Есть классический образ закона. Его совершенное выражение, воспринятое затем христианским миром, принадлежит Платону. Этот образ определяет двойственный статус закона, [рассматриваемого] с точки зрения его принципа и с точки зрения его следствий. Что касается принципа, то закон не является чем-то первичным. Закон есть лишь вторичная и делегированная власть, он зависит от высшего принципа, каковым является Благо. Если бы люди знали, что есть Благо и как с ним сообразовываться [в своих поступках], то им не нужно было бы никакого закона. Закон есть лишь представитель Блага в мире, который в большей или меньшей степени Благом покинут. Это значит, что с точки зрения следствий, повиновение законам есть «лучшее» и это лучшее является отображением Блага. Праведник подчиняется законам той страны, где он родился, той, где он живет; действуя так, он поступает наилучшим образом, ради лучшего — даже если он сохраняет свою свободу мыслить: мыслить Благо и ради Блага.

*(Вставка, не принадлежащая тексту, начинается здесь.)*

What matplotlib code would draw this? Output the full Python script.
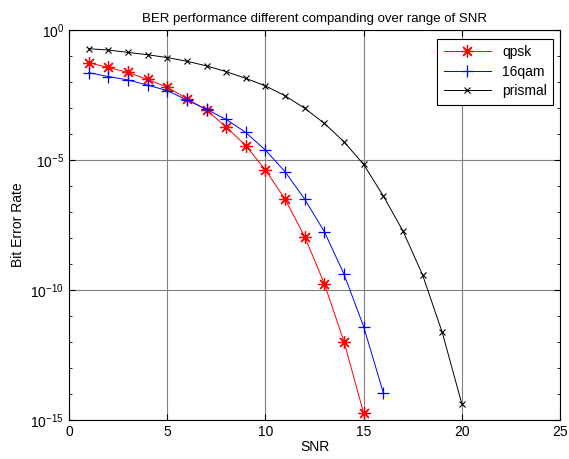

Этот столь конформистский по видимости образ чреват, тем не менее, как иронией, так и юмором, составляющими условия политической философии и двойное поле рефлексии: поверху и понизу лестницы закона. Показательна в этом отношении история смерти Сократа: законы вручают свой жребий осужденному и требуют, чтобы своим подчинением он снабдил их своей рефлектированной санкцией. В возведении законов к абсолютному Благу как принципу, необходимому для того, чтобы убедить нас им повиноваться, немало юмора. Другими словами, понятие закона может лишь через силу поддерживать самое себя и в идеале нуждается как в некоем принципе, так и в каком-то отдаленном следствии. Этим, может быть, объясняется загадочный текст «Федона», согласно которому присутствовавшие при смерти Сократа ученики не могли удержаться от смеха. Помыслить закон без юмора и иронии невозможно. Именно в соотнесении с законом они осуществляются и обретают свой смысл. Ирония есть игра мышления, допускающего обоснование закона в бесконечно превосходящем его Благе; юмор — игра того же мышления, допускающего санкционирование закона бесконечно более справедливым, чем он, Лучшим.